Americans must deal with justice as well, if they want to have any hope of convincing moderate Muslims to reject extremist interpretations of their religion. So argues George Perkovich in an excellent piece in Foreign Affairs..
President Bush is only half right to trumpet the spread of freedom as the main objective of U.S. foreign policy; the pursuit of justice is just as important. Broadening the focus would not only befit the United States' political tradition, but also help neutralize opposition from radical Islamists and critics of globalization. With its ringing invocation of "the force of freedom," President George W. Bush's second inaugural address exemplified and updated the long-standing American belief that liberty is an intrinsic human good and that its promotion will enhance the nation's security and prosperity. Critics who scoffed at Bush's attempt to put ethics at the heart of U.S. foreign policy were misguided, because such considerations have been a crucial part of policy debates since the country's founding.
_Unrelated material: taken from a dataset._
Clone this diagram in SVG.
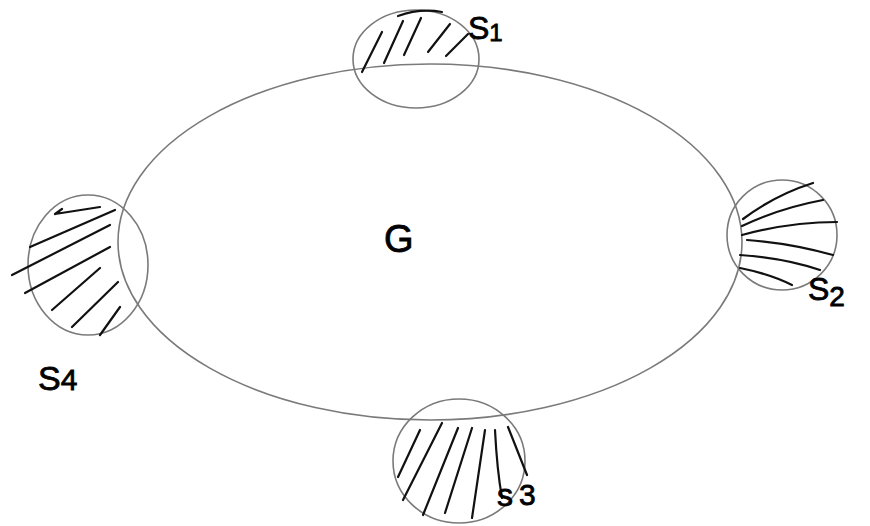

What they should have criticized instead was Bush's narrow focus on one particular principle, political freedom, in isolation from other components of the American creed. After all, the Pledge of Allegiance promises not only liberty, but justice as well. Unfortunately, the elision of the notion of justice from the president's speech matches its elision from his foreign policy, with the result that in recent years, U.S. diplomacy -- public and private -- has been limping along on one leg and stumbling.
It's a foregone conclusion that the president will ignore Perkovich's excellent advice but hopefully Bush's successor won't.